LEDs are experiencing increasing acceptance and growth across many market segments. Part of this growth is due to new, higher-power LEDs that can be packaged in increasingly small areas. However, increased power places greater importance on thermal management because of the negative effect that heat has on LED performance.

Figure 1. Schematic showing the fundamentals of heat pipe operation.

For typical LED devices, 70-80% of the input electrical power becomes waste heat. The waste heat, if not properly managed, can have a significant impact on LED device performance. Increasing device temperature is directly correlated to device life. A rule of thumb is that every 10°C increase in operating temperature over the maximum operating condition decreases device life by 50%.

It is clear that LEDs require thermal management solutions to ensure design longevity. As input power requirements increase and package sizes shrink, these thermal management solutions will be of greater importance to device performance and life.

Fortunately, there is a passive two-phase technology known as heat pipes that offer advanced heat transfer and heat-spreading capabilities for LEDs. By passive we mean the devices do not require any external power to operate. By two-phase we are referring to the working fluid being in both the liquid and vapor state simultaneously inside the heat pipe.
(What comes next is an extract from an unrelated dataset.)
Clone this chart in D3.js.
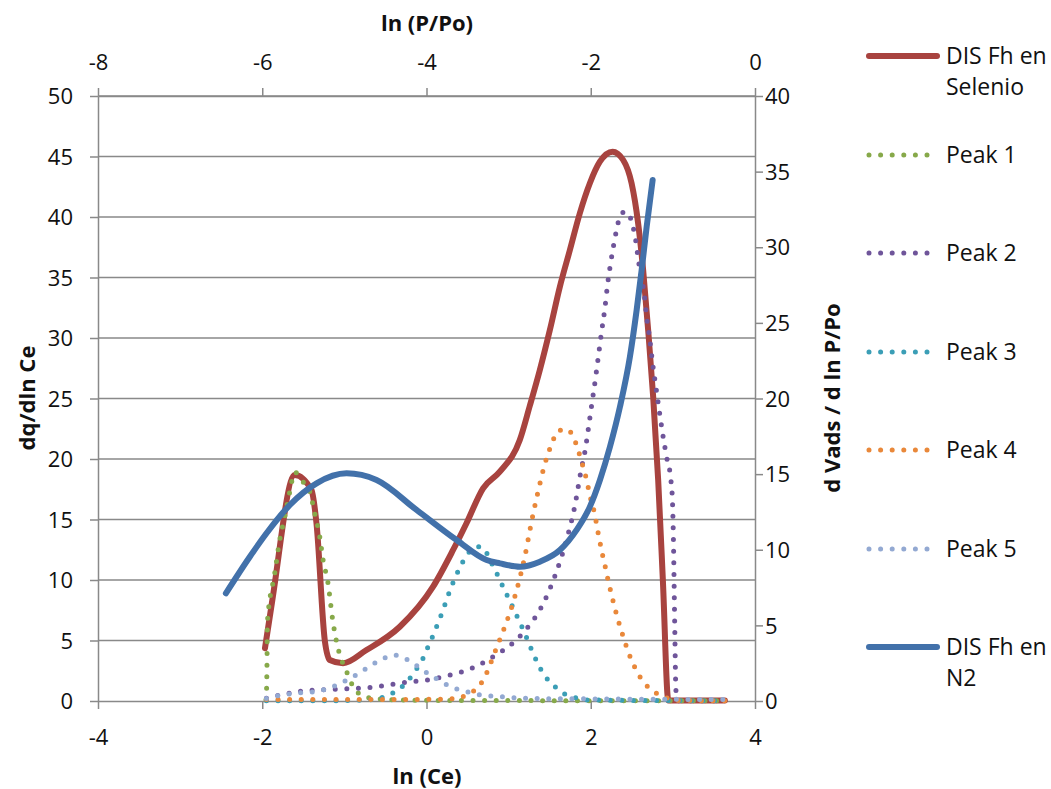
<!DOCTYPE html>
<html>
<head>
<meta charset="utf-8">
<script src="https://cdn.jsdelivr.net/npm/d3@7"></script>
<style>
  body { margin: 0; background: #fff; }
  text { font-family: "Open Sans", sans-serif; fill: #111; }
</style>
</head>
<body>
<svg id="chart" width="1051" height="789"></svg>
<script>
// ---- Data ---------------------------------------------------------------
// Primary axes: x = ln(Ce), y = dq/dln Ce
const seleniumX = [-1.967, -1.877, -1.604, -1.401, -1.340, -1.239, -1.178, -1.016, -0.731, -0.325, 0.080, 0.324, 0.487, 0.689, 0.893, 1.136, 1.258, 1.380, 1.502, 1.624, 1.746, 1.867, 1.989, 2.111, 2.266, 2.395, 2.497, 2.577, 2.638, 2.699, 2.760, 2.821, 2.878, 2.945, 3.200, 3.633];
const seleniumY = [4.36, 8.35, 18.68, 17.44, 14.71, 5.04, 3.39, 3.12, 4.21, 6.14, 9.45, 12.48, 14.69, 17.58, 18.95, 21.57, 24.40, 27.36, 30.66, 34.24, 37.27, 40.31, 42.79, 44.57, 45.40, 44.71, 42.79, 39.48, 35.62, 30.66, 25.15, 18.26, 10.00, 0.05, 0.05, 0.05];

const peak1X = [-1.955, -1.948, -1.943, -1.937, -1.848, -1.787, -1.726, -1.665, -1.604, -1.503, -1.422, -1.361, -1.300, -1.259, -1.199, -1.145, -1.096, -1.016, -0.955, -0.894, -0.792, -0.650, -0.325, 0.500, 3.633];
const peak1Y = [0.10, 0.77, 2.70, 6.55, 10.55, 13.31, 15.23, 17.30, 18.90, 18.12, 17.30, 15.51, 13.58, 11.65, 9.73, 6.83, 4.90, 3.06, 2.15, 1.18, 0.50, 0.22, 0.08, 0.04, 0.02];

const peak2X = [-1.949, -1.564, -1.138, -0.711, -0.285, 0.007, 0.284, 0.568, 0.811, 1.047, 1.238, 1.401, 1.575, 1.705, 1.806, 1.879, 1.937, 1.977, 2.017, 2.058, 2.095, 2.132, 2.172, 2.205, 2.245, 2.294, 2.322, 2.363, 2.409, 2.456, 2.504, 2.537, 2.577, 2.598, 2.650, 2.680, 2.720, 2.753, 2.793, 2.833, 2.875, 2.923, 2.976, 2.996, 3.009, 3.018, 3.024, 3.037, 3.060, 3.633];
const peak2Y = [0.22, 0.77, 0.97, 1.10, 1.51, 1.74, 2.15, 2.75, 3.66, 4.77, 6.14, 7.79, 10.55, 13.31, 16.12, 18.95, 20.93, 22.81, 24.74, 26.67, 28.60, 30.52, 32.45, 34.44, 36.31, 38.24, 39.20, 40.17, 40.41, 40.36, 39.42, 38.51, 36.59, 35.62, 33.69, 31.76, 29.83, 27.91, 25.98, 24.05, 22.12, 20.19, 18.26, 16.34, 12.48, 8.35, 5.60, 0.91, 0.02, 0.02];

const peak3X = [-1.949, -1.000, -0.650, -0.508, -0.365, -0.264, -0.171, -0.090, -0.021, 0.032, 0.093, 0.141, 0.195, 0.244, 0.292, 0.345, 0.406, 0.475, 0.568, 0.633, 0.698, 0.762, 0.832, 0.893, 0.954, 1.015, 1.076, 1.136, 1.197, 1.250, 1.307, 1.368, 1.441, 1.535, 1.644, 1.773, 1.990, 3.633];
const peak3Y = [0.02, 0.03, 0.12, 0.37, 0.85, 1.40, 2.15, 2.98, 3.80, 4.71, 5.60, 6.47, 7.38, 8.35, 9.26, 10.14, 11.02, 11.88, 12.62, 12.75, 12.62, 11.79, 10.88, 10.00, 9.12, 8.26, 7.38, 6.50, 5.60, 4.71, 3.80, 2.92, 2.07, 1.38, 0.72, 0.36, 0.08, 0.02];

const peak4X = [-1.949, -1.000, 0.080, 0.365, 0.499, 0.621, 0.702, 0.759, 0.811, 0.914, 1.015, 1.096, 1.197, 1.279, 1.372, 1.441, 1.535, 1.596, 1.713, 1.794, 1.847, 1.888, 1.928, 1.961, 1.989, 2.029, 2.058, 2.083, 2.111, 2.139, 2.172, 2.200, 2.233, 2.302, 2.382, 2.476, 2.598, 2.801, 2.923, 3.080, 3.633];
const peak4Y = [0.12, 0.12, 0.14, 0.22, 0.55, 1.10, 1.88, 2.75, 3.66, 5.45, 7.30, 9.12, 11.93, 14.82, 17.71, 19.59, 21.43, 22.31, 22.45, 21.71, 20.74, 19.78, 18.87, 17.93, 16.97, 16.01, 15.10, 14.13, 13.17, 12.21, 11.24, 10.33, 9.36, 7.46, 5.60, 3.72, 2.01, 0.64, 0.27, 0.04, 0.02];

const peak5X = [-1.949, -1.868, -1.583, -1.300, -1.166, -1.035, -0.914, -0.792, -0.670, -0.536, -0.407, -0.264, -0.143, -0.033, 0.080, 0.202, 0.345, 0.487, 0.628, 0.914, 1.197, 2.111, 3.633];
const peak5Y = [0.20, 0.36, 0.64, 0.85, 1.10, 1.51, 1.93, 2.42, 2.98, 3.47, 3.80, 3.53, 3.03, 2.50, 2.01, 1.51, 1.05, 0.77, 0.54, 0.36, 0.22, 0.17, 0.12];

// Secondary axes: x = ln(P/Po), y = d Vads / d ln P/Po
const nitrogenX = [-6.443, -6.151, -5.948, -5.664, -5.339, -4.973, -4.608, -4.121, -3.633, -3.268, -3.106, -2.862, -2.619, -2.375, -2.172, -2.010, -1.888, -1.766, -1.644, -1.523, -1.441, -1.380, -1.319, -1.246];
const nitrogenY = [7.12, 9.54, 11.09, 12.96, 14.39, 15.05, 14.61, 12.63, 10.64, 9.32, 9.10, 8.88, 9.21, 9.98, 11.31, 12.85, 14.61, 16.81, 19.46, 22.76, 25.85, 28.50, 31.36, 34.45];

// Tick labels
const lnCeTicks = [-4, -2, 0, 2, 4];
const lnPTicks = [-8, -6, -4, -2, 0];
const dqTicks = [0, 5, 10, 15, 20, 25, 30, 35, 40, 45, 50];
const vadsTicks = [0, 5, 10, 15, 20, 25, 30, 35, 40];

// Legend labels
const legendLabels = [
  ["DIS Fh en", "Selenio"],
  ["Peak 1"], ["Peak 2"], ["Peak 3"], ["Peak 4"], ["Peak 5"],
  ["DIS Fh en", "N2"]
];

// ---- Chart ----------------------------------------------------------------
const svg = d3.select("#chart");
const plotLeft = 98, plotRight = 755, plotTop = 96, plotBottom = 701;
const axisColor = "#898989";

const x = d3.scaleLinear().domain([-4, 4]).range([plotLeft, plotRight]);
const x2 = d3.scaleLinear().domain([-8, 0]).range([plotLeft, plotRight]);
const y = d3.scaleLinear().domain([0, 50]).range([plotBottom, plotTop]);
const y2 = d3.scaleLinear().domain([0, 40]).range([plotBottom, plotTop]);

// horizontal gridlines
svg.append("g").selectAll("line").data(dqTicks.filter(d => d > 0)).join("line")
  .attr("x1", plotLeft).attr("x2", plotRight)
  .attr("y1", d => y(d)).attr("y2", d => y(d))
  .attr("stroke", axisColor).attr("stroke-width", 1.5);

const fmt = d => String(d);
function styleAxis(g) {
  g.selectAll("path.domain").attr("stroke", axisColor).attr("stroke-width", 1.5);
  g.selectAll(".tick line").attr("stroke", axisColor).attr("stroke-width", 1.5);
  g.selectAll("text").style("font-family", '"Open Sans", sans-serif')
    .style("font-size", "22px").attr("fill", "#111");
}

const gBottom = svg.append("g").attr("transform", `translate(0,${plotBottom})`)
  .call(d3.axisBottom(x).tickValues(lnCeTicks).tickFormat(fmt).tickSize(8).tickSizeOuter(0));
gBottom.selectAll("text").attr("y", 36).attr("dy", "0.35em");
styleAxis(gBottom);

const gTop = svg.append("g").attr("transform", `translate(0,${plotTop})`)
  .call(d3.axisTop(x2).tickValues(lnPTicks).tickFormat(fmt).tickSize(8).tickSizeOuter(0));
gTop.selectAll("text").attr("y", -34).attr("dy", "0.35em");
styleAxis(gTop);

const gLeft = svg.append("g").attr("transform", `translate(${plotLeft},0)`)
  .call(d3.axisLeft(y).tickValues(dqTicks).tickFormat(fmt).tickSize(8).tickSizeOuter(0));
gLeft.selectAll("text").attr("x", -25).attr("dy", "0.35em");
styleAxis(gLeft);

const gRight = svg.append("g").attr("transform", `translate(${plotRight},0)`)
  .call(d3.axisRight(y2).tickValues(vadsTicks).tickFormat(fmt).tickSize(8).tickSizeOuter(0));
gRight.selectAll("text").attr("x", 10).attr("dy", "0.35em");
styleAxis(gRight);

// axis titles
const titleStyle = sel => sel.attr("font-weight", "bold").style("font-size", "22px")
  .attr("text-anchor", "middle").attr("dy", "0.35em");
svg.append("text").attr("x", 427).attr("y", 23).text("ln (P/Po)").call(titleStyle);
svg.append("text").attr("x", 427).attr("y", 776).text("ln (Ce)").call(titleStyle);
svg.append("text").attr("transform", "translate(27,398) rotate(-90)").text("dq/dln Ce").call(titleStyle);
svg.append("text").attr("transform", "translate(832,398) rotate(-90)").text("d Vads / d ln P/Po").call(titleStyle);

// series
const series = [
  { xs: seleniumX, ys: seleniumY, color: "#A8433F", dotted: false, sx: x, sy: y },
  { xs: peak1X, ys: peak1Y, color: "#87A94A", dotted: true, sx: x, sy: y },
  { xs: peak2X, ys: peak2Y, color: "#6F559A", dotted: true, sx: x, sy: y },
  { xs: peak3X, ys: peak3Y, color: "#3B9EB6", dotted: true, sx: x, sy: y },
  { xs: peak4X, ys: peak4Y, color: "#E9883A", dotted: true, sx: x, sy: y },
  { xs: peak5X, ys: peak5Y, color: "#93A9D2", dotted: true, sx: x, sy: y },
  { xs: nitrogenX, ys: nitrogenY, color: "#4271AA", dotted: false, sx: x2, sy: y2 }
];

function styleStroke(sel, s) {
  sel.attr("fill", "none").attr("stroke", s.color).attr("stroke-linecap", "round")
    .attr("stroke-linejoin", "round");
  if (s.dotted) sel.attr("stroke-width", 5).attr("stroke-dasharray", "0 11.6");
  else sel.attr("stroke-width", 6);
}

series.forEach(s => {
  const pts = s.xs.map((v, i) => [v, s.ys[i]]);
  const line = d3.line().x(d => s.sx(d[0])).y(d => s.sy(d[1])).curve(d3.curveMonotoneX);
  svg.append("path").datum(pts).attr("d", line).call(styleStroke, s);
});

// legend
const legendY = [56, 155, 253, 352, 450, 549, 647];
const legend = svg.append("g");
series.forEach((s, i) => {
  const ly = legendY[i];
  legend.append("line").attr("x1", 869).attr("x2", s.dotted ? 933 : 937)
    .attr("y1", ly).attr("y2", ly).call(styleStroke, s);
  legendLabels[i].forEach((t, j) => {
    legend.append("text").attr("x", 946).attr("y", ly + j * 31).attr("dy", "0.35em")
      .style("font-size", "23px").text(t);
  });
});
</script>
</body>
</html>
The inherent advantages of heat pipes include:

  • No input power to operate;
  • Years of reliable operation;
  • Silent operation.

Heat Pipe Fundamentals

Figure 2. A heat pipe is used to transfer from a heat source seen at the bottom to a heat sink seen at the top. The thermal image confirms the heat transfer capability of the heat pipe.
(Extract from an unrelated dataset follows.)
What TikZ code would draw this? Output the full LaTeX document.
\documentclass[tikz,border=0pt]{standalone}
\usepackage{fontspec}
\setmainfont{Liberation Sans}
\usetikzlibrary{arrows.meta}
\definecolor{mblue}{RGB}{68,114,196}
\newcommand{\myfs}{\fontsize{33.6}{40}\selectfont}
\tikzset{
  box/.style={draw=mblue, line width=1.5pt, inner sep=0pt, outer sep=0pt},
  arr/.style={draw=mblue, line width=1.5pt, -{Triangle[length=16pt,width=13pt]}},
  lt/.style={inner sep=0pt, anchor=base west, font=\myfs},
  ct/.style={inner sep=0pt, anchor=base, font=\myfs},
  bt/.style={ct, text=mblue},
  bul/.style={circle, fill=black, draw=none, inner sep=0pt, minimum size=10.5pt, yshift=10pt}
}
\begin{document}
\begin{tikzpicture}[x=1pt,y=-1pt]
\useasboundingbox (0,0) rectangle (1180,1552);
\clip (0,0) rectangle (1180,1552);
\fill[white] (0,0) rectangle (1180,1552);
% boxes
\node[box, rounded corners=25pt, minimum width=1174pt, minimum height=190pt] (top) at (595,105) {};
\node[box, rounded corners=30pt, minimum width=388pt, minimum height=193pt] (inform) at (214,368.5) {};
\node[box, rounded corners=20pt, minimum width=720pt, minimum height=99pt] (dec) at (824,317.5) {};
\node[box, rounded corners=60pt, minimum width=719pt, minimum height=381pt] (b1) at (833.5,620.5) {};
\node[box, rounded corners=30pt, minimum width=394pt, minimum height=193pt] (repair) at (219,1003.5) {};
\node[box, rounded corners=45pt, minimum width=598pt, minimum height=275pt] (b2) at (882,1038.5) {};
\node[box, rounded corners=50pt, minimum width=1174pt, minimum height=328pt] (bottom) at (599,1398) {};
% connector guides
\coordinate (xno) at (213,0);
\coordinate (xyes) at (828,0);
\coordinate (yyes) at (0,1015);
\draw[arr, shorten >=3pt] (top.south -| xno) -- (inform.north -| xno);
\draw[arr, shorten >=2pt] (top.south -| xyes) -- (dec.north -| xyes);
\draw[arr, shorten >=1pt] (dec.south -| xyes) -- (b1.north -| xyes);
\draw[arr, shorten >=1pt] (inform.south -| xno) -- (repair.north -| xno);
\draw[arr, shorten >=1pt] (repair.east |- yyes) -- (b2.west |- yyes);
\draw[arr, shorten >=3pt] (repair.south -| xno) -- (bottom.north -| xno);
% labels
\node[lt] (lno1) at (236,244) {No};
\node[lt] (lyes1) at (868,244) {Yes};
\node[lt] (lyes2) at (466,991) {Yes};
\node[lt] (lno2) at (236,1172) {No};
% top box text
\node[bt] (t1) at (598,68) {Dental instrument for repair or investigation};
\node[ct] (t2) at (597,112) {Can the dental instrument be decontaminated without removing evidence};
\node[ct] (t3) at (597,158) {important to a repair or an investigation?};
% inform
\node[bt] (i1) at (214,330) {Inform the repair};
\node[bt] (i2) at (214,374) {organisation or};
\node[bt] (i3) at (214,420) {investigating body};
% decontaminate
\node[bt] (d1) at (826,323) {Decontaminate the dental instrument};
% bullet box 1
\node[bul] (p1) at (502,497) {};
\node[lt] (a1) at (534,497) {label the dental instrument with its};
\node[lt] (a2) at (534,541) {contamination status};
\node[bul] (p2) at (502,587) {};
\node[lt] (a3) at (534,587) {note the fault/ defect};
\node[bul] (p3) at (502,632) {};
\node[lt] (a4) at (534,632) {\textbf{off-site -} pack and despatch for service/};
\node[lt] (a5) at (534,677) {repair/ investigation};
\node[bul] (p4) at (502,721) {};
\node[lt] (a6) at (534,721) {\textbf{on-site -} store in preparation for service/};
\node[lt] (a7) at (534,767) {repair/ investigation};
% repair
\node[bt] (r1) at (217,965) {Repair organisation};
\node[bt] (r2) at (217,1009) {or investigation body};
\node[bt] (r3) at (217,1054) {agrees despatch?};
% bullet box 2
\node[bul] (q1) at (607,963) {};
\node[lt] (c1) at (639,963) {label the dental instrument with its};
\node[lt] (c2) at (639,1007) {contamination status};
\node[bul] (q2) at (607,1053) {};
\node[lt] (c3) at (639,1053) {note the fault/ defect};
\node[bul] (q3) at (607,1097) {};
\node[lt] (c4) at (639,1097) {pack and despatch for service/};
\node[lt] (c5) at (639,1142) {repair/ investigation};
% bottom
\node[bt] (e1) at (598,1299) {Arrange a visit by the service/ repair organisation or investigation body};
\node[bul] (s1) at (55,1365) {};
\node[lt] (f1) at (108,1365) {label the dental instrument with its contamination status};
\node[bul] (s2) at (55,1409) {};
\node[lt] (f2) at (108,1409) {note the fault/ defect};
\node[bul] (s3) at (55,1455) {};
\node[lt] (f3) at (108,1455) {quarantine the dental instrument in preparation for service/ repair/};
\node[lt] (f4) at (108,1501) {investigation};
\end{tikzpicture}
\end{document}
Heat pipes are sealed vacuum devices constructed with a metal tube envelope. Inside the tube is a wick structure and a small amount of working fluid. Most applications are copper tube/copper wick and have water as the working fluid, but there are several other combinations of envelope materials, wick structures, and working fluids. To operate, a heat pipe must be connected to a hot end, or evaporator, and a cold end, or condenser, as can be seen in the schematic in Figure 1.

The difference in temperature between the hot evaporator end and the cold condenser end is the driving force. The heat from the evaporator causes the working fluid to vaporize. Pressure from the vapor pushes it to the cooler end where it condenses to the liquid state and is absorbed by the wick structure. The condensed liquid then returns to the evaporator by capillary force of the wick structure.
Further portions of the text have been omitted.